Single point of failure blamed for Verizon FiOS, DSL outage
A single stalled router is being blamed by Verizon officials for a service outage that impacted customers of its high-speed Internet service, including fiberoptic FiOS, in New York and Massachusetts.
The outage occurred at approximately 3:15 pm EDT, according to a message Friday afternoon from the company's chief PR executive, Eric Rabe. He acknowledged that routers typically fail over to adjacent ones, but in this instance, this one didn't.
"The router went into a hung state and did not appear to the rest of the network as though it was having problems," Rabe wrote, being careful not to name the manufacturer.
According to reporting from Telephony Online's Ed Gubbins, Verizon's principal hardware provider for FiOS is Juniper Networks. In fact, Gubbins reports, Verizon contributes 13% of Juniper's total revenue, and may be the sole reason why that company found black ink again last year.

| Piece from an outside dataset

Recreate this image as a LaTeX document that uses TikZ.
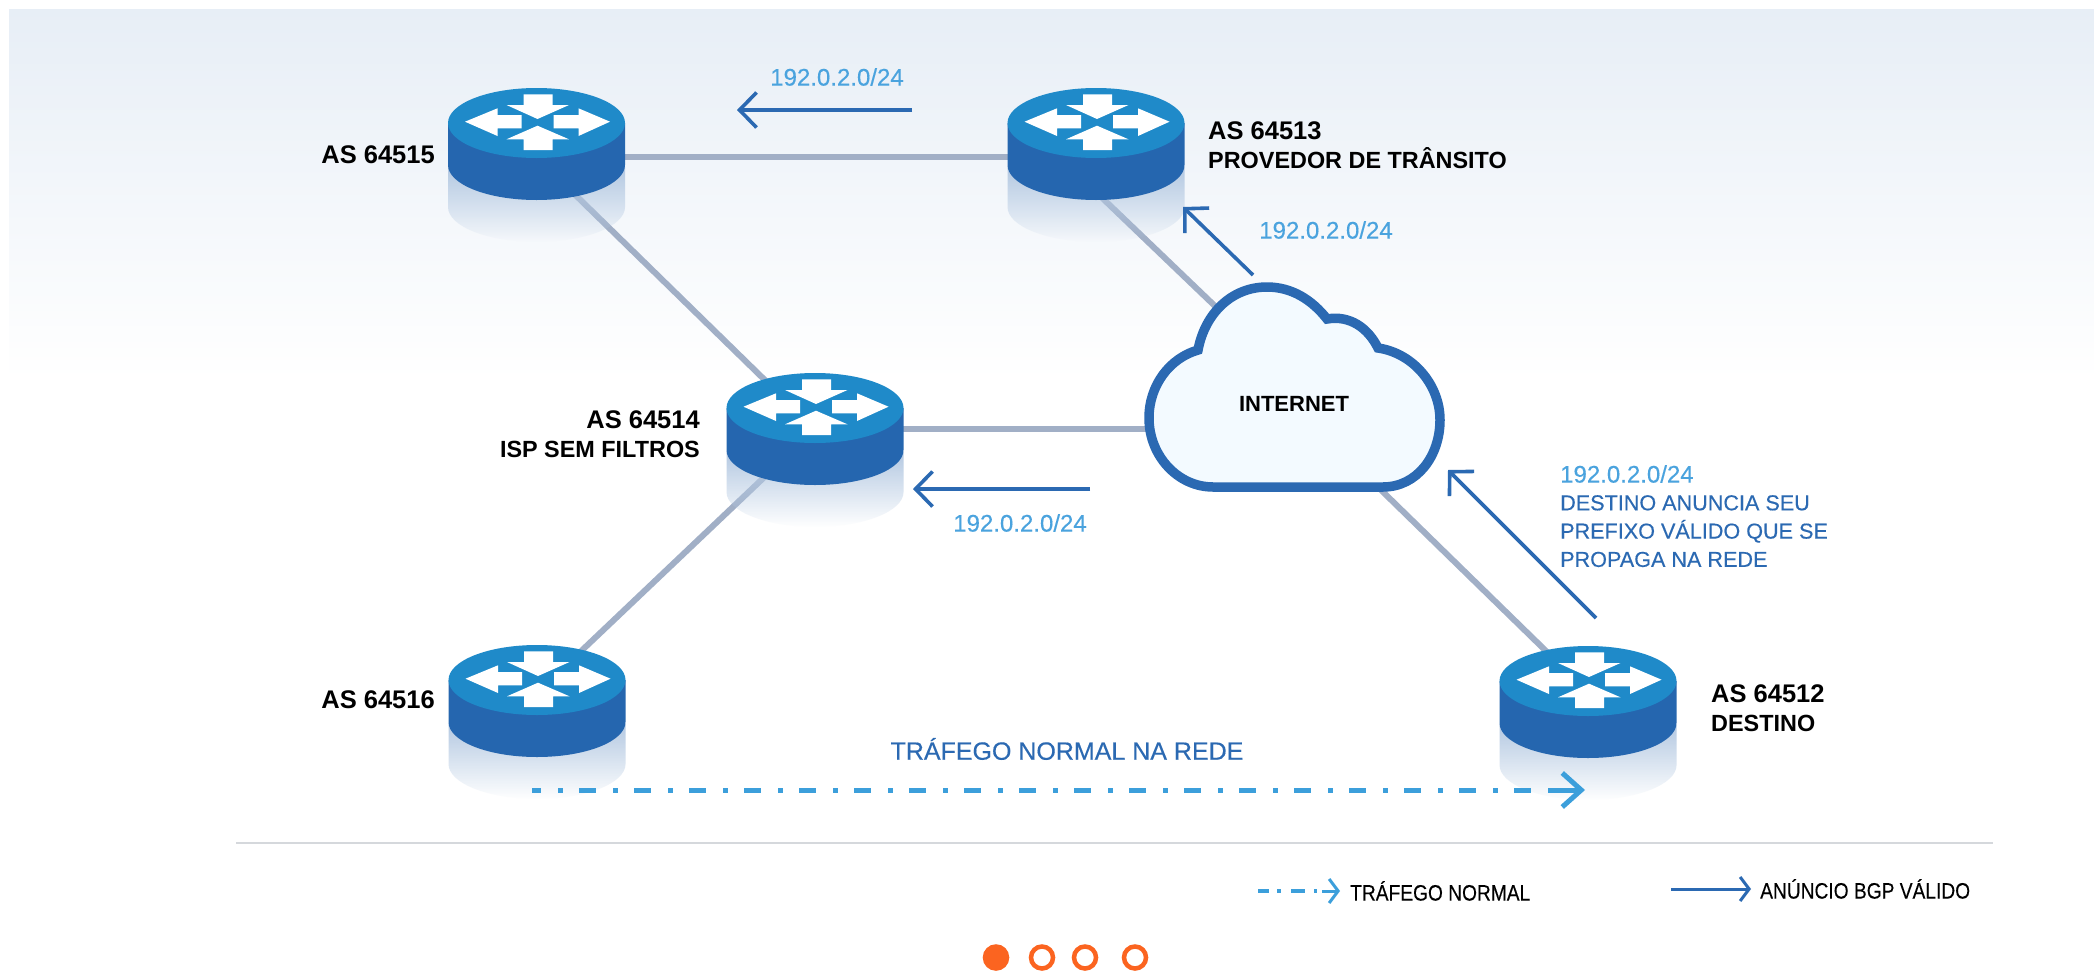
\documentclass[tikz,border=0pt]{standalone}
\usepackage{fontspec}
\setmainfont{Liberation Sans}
\newfontfamily\condfont[FakeStretch=0.86,FakeBold=0.2]{Liberation Sans}
\newfontfamily\medfont[FakeBold=0.35]{Liberation Sans}
\usetikzlibrary{arrows.meta,fadings}
\definecolor{rtop}{HTML}{1F8AC9}
\definecolor{rside}{HTML}{2566AF}
\definecolor{rshadow}{HTML}{B4C9E2}
\definecolor{link}{HTML}{A1AFC6}
\definecolor{adv}{HTML}{2B69B2}
\definecolor{lblue}{HTML}{4AA3DE}
\definecolor{traffic}{HTML}{3C9FDB}
\definecolor{cloudfill}{HTML}{F3FAFF}
\definecolor{bgtop}{HTML}{E7EEF6}
\definecolor{rule}{HTML}{D5D8DC}
\definecolor{dot}{HTML}{FB6420}
\newcommand{\capsize}[1]{{\fontsize{23.4}{29.5}\selectfont #1}}
\tikzset{
  x=1pt,y=-1pt,
  conn/.style={draw=link,line width=6pt},
  advarrow/.style={draw=adv,line width=3.6pt,-{Straight Barb[length=17pt,width=35pt,line width=3.6pt]}},
  smallarrow/.style={line width=3pt,-{Straight Barb[length=9pt,width=24pt,line width=3pt]}},
  trafficline/.style={draw=traffic,line width=5pt,dash pattern=on 17pt off 17pt on 5pt off 16pt,dash phase=8pt},
  blk/.style={font=\fontsize{25.5}{29.5}\selectfont\bfseries,text=black,inner sep=0pt,align=left},
  blkr/.style={blk,align=right},
  pref/.style={font=\fontsize{24}{28}\selectfont\medfont,text=lblue,inner sep=0pt},
  noteblue/.style={font=\fontsize{21.6}{28.3}\selectfont\medfont,text=adv,inner sep=0pt,align=left},
  legend/.style={font=\fontsize{22.3}{26}\selectfont\condfont,text=black,inner sep=0pt},
  pager/.style={circle,draw=dot,line width=4.5pt,minimum size=22pt,inner sep=0pt},
  router/.pic={
    \path[fill=rshadow,path fading=south] (-88.5,10) -- (88.5,10) -- (88.5,50) arc[start angle=0,end angle=180,x radius=88.5,y radius=35] -- cycle;
    \fill[rside] (-88.5,-34) -- (-88.5,8) arc[start angle=180,end angle=0,x radius=88.5,y radius=35] -- (88.5,-34) -- cycle;
    \fill[rtop] (0,-34) ellipse[x radius=88.5,y radius=35];
    \fill[white] (-13,-62.7) -- (16,-62.7) -- (16,-52) -- (32.5,-52) -- (1,-38) -- (-30,-52) -- (-13,-52) -- cycle;
    \fill[white] (-13,-7) -- (16,-7) -- (16,-17.7) -- (32.5,-17.7) -- (1,-31.3) -- (-30,-17.7) -- (-13,-17.7) -- cycle;
    \fill[white] (-71.5,-35.3) -- (-39,-48.7) -- (-39,-42) -- (-15,-42) -- (-15,-28.7) -- (-39,-28.7) -- (-39,-21) -- cycle;
    \fill[white] (73.5,-35.3) -- (42,-48.7) -- (42,-42) -- (17,-42) -- (17,-28.7) -- (42,-28.7) -- (42,-21) -- cycle;
  }
}
\begin{document}
\begin{tikzpicture}
\useasboundingbox (0,0) rectangle (2094,972);
\fill[white] (0,0) rectangle (2094,972);
\shade[top color=bgtop,bottom color=white] (9,9) rectangle (2094,380);

\coordinate (r1) at (536.5,157);
\coordinate (r2) at (1096,157);
\coordinate (r3) at (815,442);
\coordinate (r4) at (537,714);
\coordinate (r5) at (1588,715);
\coordinate (r3link) at (815,429);
\coordinate (r4link) at (537,693);
\coordinate (r5link) at (1588,692);
\coordinate (cloudw) at (1160,429);
\coordinate (cloudnw) at (1240,330);
\coordinate (cloudse) at (1340,450);
\coordinate (r2low) at (1096,192);

\draw[conn] (r1) -- (r2);
\draw[conn] (r1) -- (r3link);
\draw[conn] (r3link) -- (r4link);
\draw[conn] (r3link) -- (cloudw);
\draw[conn] (r2low) -- (cloudnw);
\draw[conn] (cloudse) -- (r5link);

\pic at (r1) {router};
\pic at (r2) {router};
\pic at (r3) {router};
\pic at (r4) {router};
\pic at (r5) {router};

\draw[draw=adv,fill=cloudfill,line width=9.5pt,miter limit=10]
  (1213,487) -- (1383,487)
  .. controls (1417,487) and (1440,456) .. (1440,420)
  .. controls (1440,385) and (1413,353) .. (1378,348)
  .. controls (1368,328) and (1350,315) .. (1327,319)
  .. controls (1312,300) and (1292,287) .. (1267,287)
  .. controls (1232,287) and (1205,313) .. (1198,350)
  .. controls (1170,358) and (1149,385) .. (1149,418)
  .. controls (1149,456) and (1178,487) .. (1213,487) -- cycle;
\node[blk,font=\fontsize{22}{26}\selectfont\bfseries] (internet) at (1294,404) {INTERNET};

\node[blkr,anchor=east] (l1) at (435,155) {AS 64515};
\node[blk,anchor=north west] (l2) at (1208,121) {AS 64513\\\capsize{PROVEDOR DE TRÂNSITO}};
\node[blkr,anchor=north east] (l3) at (700,410) {AS 64514\\\capsize{ISP SEM FILTROS}};
\node[blkr,anchor=east] (l4) at (435,700) {AS 64516};
\node[blk,anchor=north west] (l5) at (1711,684) {AS 64512\\\capsize{DESTINO}};

\coordinate (a1s) at (912,110); \coordinate (a1e) at (737,110);
\coordinate (a2s) at (1253,275); \coordinate (a2e) at (1183,207);
\coordinate (a3s) at (1090,489); \coordinate (a3e) at (913,489);
\coordinate (a4s) at (1596,618); \coordinate (a4e) at (1448,470);
\draw[advarrow] (a1s) -- (a1e);
\draw[advarrow] (a2s) -- (a2e);
\draw[advarrow] (a3s) -- (a3e);
\draw[advarrow] (a4s) -- (a4e);

\node[pref] (p1) at (837,77) {192.0.2.0/24};
\node[pref] (p2) at (1326,230) {192.0.2.0/24};
\node[pref] (p3) at (1020,523) {192.0.2.0/24};
\node[pref,anchor=west] (p4) at (1560,474) {192.0.2.0/24};
\node[noteblue,anchor=north west] (n4) at (1560,495) {DESTINO ANUNCIA SEU\\PREFIXO VÁLIDO QUE SE\\PROPAGA NA REDE};

\node[font=\fontsize{25}{30}\selectfont\medfont,text=adv,inner sep=0pt] (t) at (1067,749) {TRÁFEGO NORMAL NA REDE};
\coordinate (ts) at (532,790); \coordinate (tm) at (1552,790); \coordinate (te) at (1585,790);
\draw[trafficline] (ts) -- (tm);
\draw[draw=traffic,line width=5pt,-{Straight Barb[length=19pt,width=34pt,line width=5pt]}] (tm) -- (te);

\coordinate (ru1) at (236,843); \coordinate (ru2) at (1993,843);
\draw[rule,line width=2pt] (ru1) -- (ru2);

\coordinate (ls0) at (1258,891); \coordinate (lm1) at (1322,891); \coordinate (le1) at (1340,891);
\draw[draw=traffic,line width=3.4pt,dash pattern=on 11pt off 8pt on 4pt off 10pt on 14pt off 9pt on 3pt off 8pt] (ls0) -- (lm1);
\draw[draw=traffic,smallarrow] (lm1) -- (le1);
\node[legend,anchor=west] (lt1) at (1350,891) {TRÁFEGO NORMAL};
\coordinate (ls2) at (1671,889); \coordinate (le2) at (1751,889);
\draw[draw=adv,smallarrow] (ls2) -- (le2);
\node[legend,anchor=west] (lt2) at (1760,889) {ANÚNCIO BGP VÁLIDO};

\node[pager,fill=dot] (d1) at (996,957.5) {};
\node[pager] (d2) at (1042,957.5) {};
\node[pager] (d3) at (1085,957.5) {};
\node[pager] (d4) at (1135,957.5) {};
\end{tikzpicture}
\end{document}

Juniper's E-series routers service Verizon's broadband network. Last October, Juniper announced a major upgrade to its routers' operating system, adding features that included the capability for service providers to deploy deep packet inspection -- the ability to analyze Internet traffic based on its contents. The company marketed this feature as part of its "Intelligent Services Edge" portfolio, which it described as "leverag[-ing] a single, consistent operating system and high-performance hardware to flexibly deliver many service types -- including broadband routing, voice, multimedia and integrated security, as well as application-level awareness."
The rollout schedule for these changes targeted the third quarter of 2009. The latest version of Juniper's router software for E-series routers, called JUNOSe, began rollout on August 13. While the evidence that Juniper's router software may have been involved is circumstantial, these facts do tell a curious tale.
As some customers confirmed to Verizon's support forum, Rabe's statement that the outage lasted about 40 minutes on Friday afternoon appears accurate. However, other customers, including in Massachusetts, reported poor or no service even after the problem was resolved by 4:00 pm. What's more, support representatives who diligently worked with customers in an attempt to resolve issues as if their own on-premise equipment were to blame, were apparently not informed of the service outage themselves until after the problem was resolved.
One heavy-use customer complained to Verizon, "I have 30 years in networking designing service provider networks and I don't have a single design that has a single point of failure. It appears Verizon does."
That provoked another customer to come to Verizon's defense: "Even with redundancy, there is no way to guarantee 100% availability. That is an impossibility, I don't care who you are. And that percentage is including regularly scheduled failover testing."